Items listed in a dataset:
###
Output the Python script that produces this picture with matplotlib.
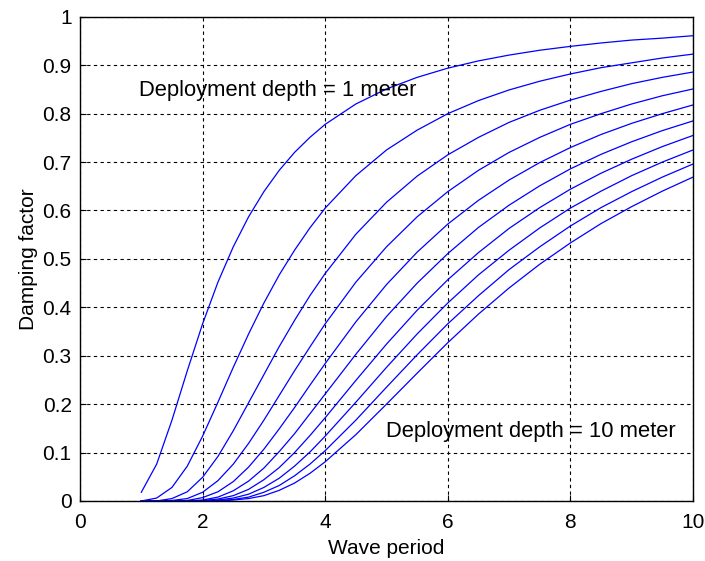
import matplotlib
matplotlib.use("Agg")
import matplotlib.pyplot as plt

plt.rcParams['font.family'] = ['Liberation Sans', 'DejaVu Sans']

# wave period grid (s)
period = [1.0, 1.25, 1.5, 1.75, 2.0, 2.25, 2.5, 2.75, 3.0, 3.25, 3.5, 3.75, 4.0,
          4.5, 5.0, 5.5, 6.0, 6.5, 7.0, 7.5, 8.0, 8.5, 9.0, 9.5, 10.0]

# damping factor, one list per deployment depth (1 .. 10 m)
depth_1 = [0.018, 0.076, 0.167, 0.269, 0.366, 0.452, 0.525, 0.587, 0.639, 0.683, 0.720, 0.751, 0.778,
           0.820, 0.851, 0.875, 0.894, 0.909, 0.921, 0.931, 0.939, 0.946, 0.952, 0.956, 0.961]
depth_2 = [0.000, 0.006, 0.028, 0.072, 0.134, 0.204, 0.276, 0.345, 0.409, 0.467, 0.518, 0.564, 0.605,
           0.672, 0.725, 0.766, 0.800, 0.827, 0.849, 0.867, 0.882, 0.895, 0.905, 0.915, 0.923]
depth_3 = [0.000, 0.000, 0.005, 0.019, 0.049, 0.092, 0.145, 0.203, 0.261, 0.319, 0.373, 0.424, 0.470,
           0.551, 0.617, 0.671, 0.715, 0.751, 0.782, 0.807, 0.828, 0.846, 0.862, 0.875, 0.886]
depth_4 = [0.000, 0.000, 0.001, 0.005, 0.018, 0.042, 0.076, 0.119, 0.167, 0.218, 0.269, 0.318, 0.366,
           0.452, 0.525, 0.587, 0.639, 0.683, 0.720, 0.751, 0.778, 0.800, 0.820, 0.837, 0.851]
depth_5 = [0.000, 0.000, 0.000, 0.001, 0.007, 0.019, 0.040, 0.070, 0.107, 0.149, 0.193, 0.239, 0.284,
           0.370, 0.447, 0.514, 0.572, 0.621, 0.663, 0.699, 0.730, 0.757, 0.780, 0.800, 0.818]
depth_6 = [0.000, 0.000, 0.000, 0.000, 0.002, 0.008, 0.021, 0.041, 0.068, 0.102, 0.139, 0.180, 0.221,
           0.303, 0.381, 0.450, 0.511, 0.565, 0.611, 0.651, 0.686, 0.716, 0.742, 0.765, 0.785]
depth_7 = [0.000, 0.000, 0.000, 0.000, 0.001, 0.004, 0.011, 0.024, 0.044, 0.069, 0.100, 0.135, 0.172,
           0.249, 0.324, 0.394, 0.457, 0.513, 0.563, 0.606, 0.644, 0.677, 0.706, 0.732, 0.755]
depth_8 = [0.000, 0.000, 0.000, 0.000, 0.000, 0.002, 0.006, 0.014, 0.028, 0.047, 0.072, 0.101, 0.134,
           0.204, 0.276, 0.345, 0.409, 0.467, 0.518, 0.564, 0.605, 0.640, 0.672, 0.700, 0.725]
depth_9 = [0.000, 0.000, 0.000, 0.000, 0.000, 0.001, 0.003, 0.008, 0.018, 0.032, 0.052, 0.076, 0.104,
           0.167, 0.235, 0.302, 0.366, 0.424, 0.478, 0.525, 0.568, 0.606, 0.639, 0.669, 0.696]
depth_10 = [0.000, 0.000, 0.000, 0.000, 0.000, 0.000, 0.002, 0.005, 0.011, 0.022, 0.037, 0.057, 0.081,
            0.137, 0.200, 0.264, 0.327, 0.386, 0.440, 0.489, 0.533, 0.573, 0.608, 0.640, 0.669]

curves = [depth_1, depth_2, depth_3, depth_4, depth_5,
          depth_6, depth_7, depth_8, depth_9, depth_10]

fig = plt.figure(figsize=(7.05, 5.61), dpi=100)
ax = fig.add_axes([0.1135, 0.107, 0.8695, 0.863])

for c in curves:
    ax.plot(period, c, color=(0, 0, 1), linewidth=0.9)

ax.set_xlim(0, 10)
ax.set_ylim(0, 1)
ax.set_xticks(range(0, 11, 2))
ax.set_yticks([i / 10 for i in range(11)])
ax.set_yticklabels(['0', '0.1', '0.2', '0.3', '0.4', '0.5', '0.6', '0.7', '0.8', '0.9', '1'])

ax.grid(True, color='black', linestyle=(0, (3, 3)), linewidth=0.8)
ax.tick_params(direction='in', length=4, labelsize=15, colors='black', pad=6)
ax.tick_params(axis='x', pad=9)
for s in ax.spines.values():
    s.set_linewidth(1.0)

ax.set_xlabel('Wave period', fontsize=15, labelpad=5)
ax.set_ylabel('Damping factor', fontsize=15, labelpad=3)

ax.text(0.96, 0.847, 'Deployment depth = 1 meter', fontsize=15.8, va='center', ha='left')
ax.text(4.99, 0.143, 'Deployment depth = 10 meter', fontsize=15.8, va='center', ha='left')

fig.savefig('out.png', dpi=100)
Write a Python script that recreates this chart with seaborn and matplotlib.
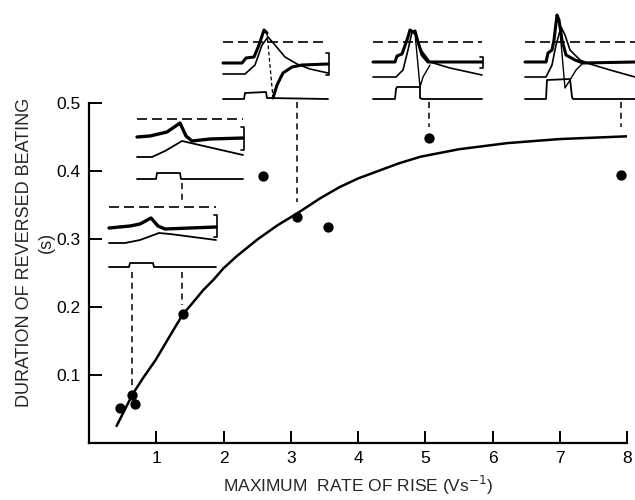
import matplotlib
matplotlib.use("Agg")
import matplotlib.pyplot as plt
import seaborn as sns
import numpy as np
import pandas as pd

# ---------------- data ----------------
rate = [0.46, 0.645, 0.69, 1.40, 2.58, 3.10, 3.55, 5.05, 7.91]
duration = [0.051, 0.070, 0.057, 0.189, 0.392, 0.333, 0.318, 0.448, 0.394]

curve_x = [0.41, 0.65, 0.80, 0.99, 1.20, 1.40, 1.49, 1.70, 1.85, 2.00, 2.20, 2.50, 2.80,
           3.10, 3.44, 3.72, 4.00, 4.30, 4.60, 4.93, 5.50, 6.22, 7.00, 8.0]
curve_y = [0.025, 0.072, 0.095, 0.122, 0.157, 0.190, 0.200, 0.225, 0.240, 0.257, 0.275,
           0.299, 0.320, 0.338, 0.360, 0.376, 0.389, 0.400, 0.411, 0.421, 0.432, 0.441,
           0.447, 0.451]

x_ticks = [1, 2, 3, 4, 5, 6, 7, 8]
y_ticks = [0.1, 0.2, 0.3, 0.4, 0.5]

# connectors (rate, from, to)
conn_x = [0.645, 1.38, 1.38, 3.10, 5.05, 7.91]
conn_y0 = [0.251, 0.382, 0.251, 0.502, 0.502, 0.502]
conn_y1 = [0.080, 0.357, 0.203, 0.355, 0.465, 0.465]

# inset traces (local record coordinates, y downwards)
A_thick = [(3, 23), (24, 21), (34, 19), (45, 13), (52, 21), (59, 24), (84, 23), (110, 22)]
A_thin = [(3, 38), (19, 38), (34, 35), (53, 28), (64, 29), (110, 35)]
A_step = [(3, 62), (23, 62), (24, 58), (47, 58), (48, 62), (110, 62)]

B_thick = [(2, 20), (15, 19), (32, 15), (45, 6), (51, 19), (57, 24), (75, 22), (108, 21)]
B_thin = [(2, 40), (17, 40), (30, 34), (47, 24), (60, 27), (108, 38)]
B_step = [(2, 62), (21, 62), (22, 56), (45, 56), (46, 62), (108, 62)]

C_thick1 = [(2, 53), (21, 53), (25, 48), (33, 47), (38, 35), (43, 20), (46, 23)]
C_spike = [(46, 23), (52, 88)]
C_thick2 = [(52, 88), (56, 75), (62, 63), (71, 57), (81, 55), (107, 54)]
C_thin = [(2, 64), (24, 64), (34, 55), (41, 35), (47, 27), (54, 35), (64, 47), (76, 54), (89, 59), (107, 63)]
C_step = [(2, 89), (23, 89), (24, 83), (45, 82), (46, 88), (107, 89)]

D_thick = [(2, 52), (24, 52), (26, 46), (31, 44), (36, 30), (39, 20), (42, 22), (44, 21), (47, 32), (51, 45), (57, 52), (111, 52)]
D_thin = [(2, 67), (25, 67), (32, 60), (37, 40), (41, 22), (45, 25), (50, 40), (59, 52), (79, 58), (111, 65)]
D_spike = [(44, 23), (49, 77), (52, 67), (59, 55)]
D_step = [(2, 89), (24, 89), (25, 79), (26, 77), (49, 77), (49, 88), (51, 89), (111, 89)]

E_thick = [(2, 52), (23, 52), (25, 43), (29, 40), (31, 30), (34, 5), (36, 10), (39, 30), (43, 45), (52, 50), (60, 53), (112, 52)]
E_thin = [(2, 67), (23, 67), (29, 55), (33, 35), (38, 17), (42, 25), (47, 40), (57, 50), (67, 54), (87, 60), (112, 67)]
E_spike = [(36, 10), (42, 78), (47, 70), (53, 60), (60, 53)]
E_step = [(2, 89), (23, 89), (24, 70), (47, 69), (49, 87), (50, 89), (112, 89)]

# ---------------- figure ----------------
sns.set_theme(style="ticks")
plt.rcParams['font.family'] = ['Liberation Sans', 'DejaVu Sans']

W, H = 635, 500
fig = plt.figure(figsize=(W / 100, H / 100), dpi=100)
ax = fig.add_axes([89 / W, 57 / H, 538 / W, 340 / H])

df_pts = pd.DataFrame({"rate": rate, "duration": duration})
df_curve = pd.DataFrame({"rate": curve_x, "duration": curve_y})
sns.lineplot(data=df_curve, x="rate", y="duration", ax=ax, color="black", lw=1.8, sort=True)
sns.scatterplot(data=df_pts, x="rate", y="duration", ax=ax, color="black", s=55,
                edgecolor="black", linewidth=0, zorder=5)

for cx, a0, a1 in zip(conn_x, conn_y0, conn_y1):
    ax.plot([cx, cx], [a0, a1], color="black", lw=1.1, ls=(0, (4, 3)), clip_on=False)

ax.set_xlim(0, 8)
ax.set_ylim(0, 0.5)
ax.set_xticks(x_ticks)
ax.set_xticklabels([str(t) for t in x_ticks])
ax.set_yticks(y_ticks)
ax.set_yticklabels([f"{t:.1f}" for t in y_ticks])
ax.tick_params(direction="in", length=9, width=1.4, labelsize=12.5, colors="black", pad=6)
for s in ["top", "right"]:
    ax.spines[s].set_visible(False)
for s in ["left", "bottom"]:
    ax.spines[s].set_linewidth(1.6)
    ax.spines[s].set_color("black")
ax.set_facecolor("none")

ax.set_xlabel("MAXIMUM  RATE OF RISE (Vs$^{-1}$)", fontsize=12.5)
ax.xaxis.set_label_coords(0.5, (443 - 485) / 340)
ax.xaxis.label.set_va("center")
ax.set_ylabel("")
fig.text(25 / W, 1 - 252 / H, "DURATION OF REVERSED BEATING", rotation=90,
         ha="center", va="center", fontsize=13)
fig.text(46 / W, 1 - 242 / H, "(s)", rotation=90, ha="center", va="center", fontsize=13)


def inset(left, top, w, h):
    a = fig.add_axes([left / W, 1 - (top + h) / H, w / W, h / H])
    a.set_xlim(0, w)
    a.set_ylim(h, 0)
    a.axis("off")
    a.patch.set_alpha(0)
    return a


def trace(a, pts, **kw):
    xs, ys = zip(*pts)
    a.plot(xs, ys, color="black", solid_joinstyle="round", **kw)


def bracket(a, x, y0, y1):
    a.plot([x - 3, x, x, x - 3], [y0, y0, y1, y1], color="black", lw=1.2)


dash = (0, (6, 3))

# inset A
a = inset(106, 205, 115, 70)
a.plot([3, 110], [2, 2], color="black", lw=1.2, ls=dash)
trace(a, A_thick, lw=2.4)
trace(a, A_thin, lw=1.3)
trace(a, A_step, lw=1.3)
bracket(a, 111, 10, 32)

# inset B
a = inset(135, 117, 112, 68)
a.plot([2, 108], [2, 2], color="black", lw=1.2, ls=dash)
trace(a, B_thick, lw=2.4)
trace(a, B_thin, lw=1.3)
trace(a, B_step, lw=1.3)
bracket(a, 109, 10, 33)

# inset C
a = inset(221, 10, 112, 95)
a.plot([2, 107], [32, 32], color="black", lw=1.2, ls=dash)
trace(a, C_thick1, lw=2.2)
trace(a, C_spike, lw=0.9, ls=(0, (3, 2)))
trace(a, C_thick2, lw=2.2)
trace(a, C_thin, lw=1.2)
trace(a, C_step, lw=1.3)
bracket(a, 108, 43, 65)

# inset D
a = inset(371, 10, 115, 95)
a.plot([2, 111], [32, 32], color="black", lw=1.2, ls=dash)
trace(a, D_thick, lw=2.2)
trace(a, D_thin, lw=1.2)
trace(a, D_spike, lw=1.0)
trace(a, D_step, lw=1.3)
bracket(a, 112, 47, 58)

# inset E
a = inset(523, 10, 112, 95)
a.plot([2, 112], [32, 32], color="black", lw=1.2, ls=dash)
trace(a, E_thick, lw=2.2)
trace(a, E_thin, lw=1.2)
trace(a, E_spike, lw=1.0)
trace(a, E_step, lw=1.3)

fig.savefig("out.png", dpi=100, facecolor="white")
###
--- Job ---
Restate exactly, please, only the lines between the start of the data and the line containing "9.0, 9.5, 10.0]", both ends included, skipping the pictures.

--- Task solution ---
Output the Python script that produces this picture with matplotlib.
import matplotlib
matplotlib.use("Agg")
import matplotlib.pyplot as plt

plt.rcParams['font.family'] = ['Liberation Sans', 'DejaVu Sans']

# wave period grid (s)
period = [1.0, 1.25, 1.5, 1.75, 2.0, 2.25, 2.5, 2.75, 3.0, 3.25, 3.5, 3.75, 4.0,
          4.5, 5.0, 5.5, 6.0, 6.5, 7.0, 7.5, 8.0, 8.5, 9.0, 9.5, 10.0]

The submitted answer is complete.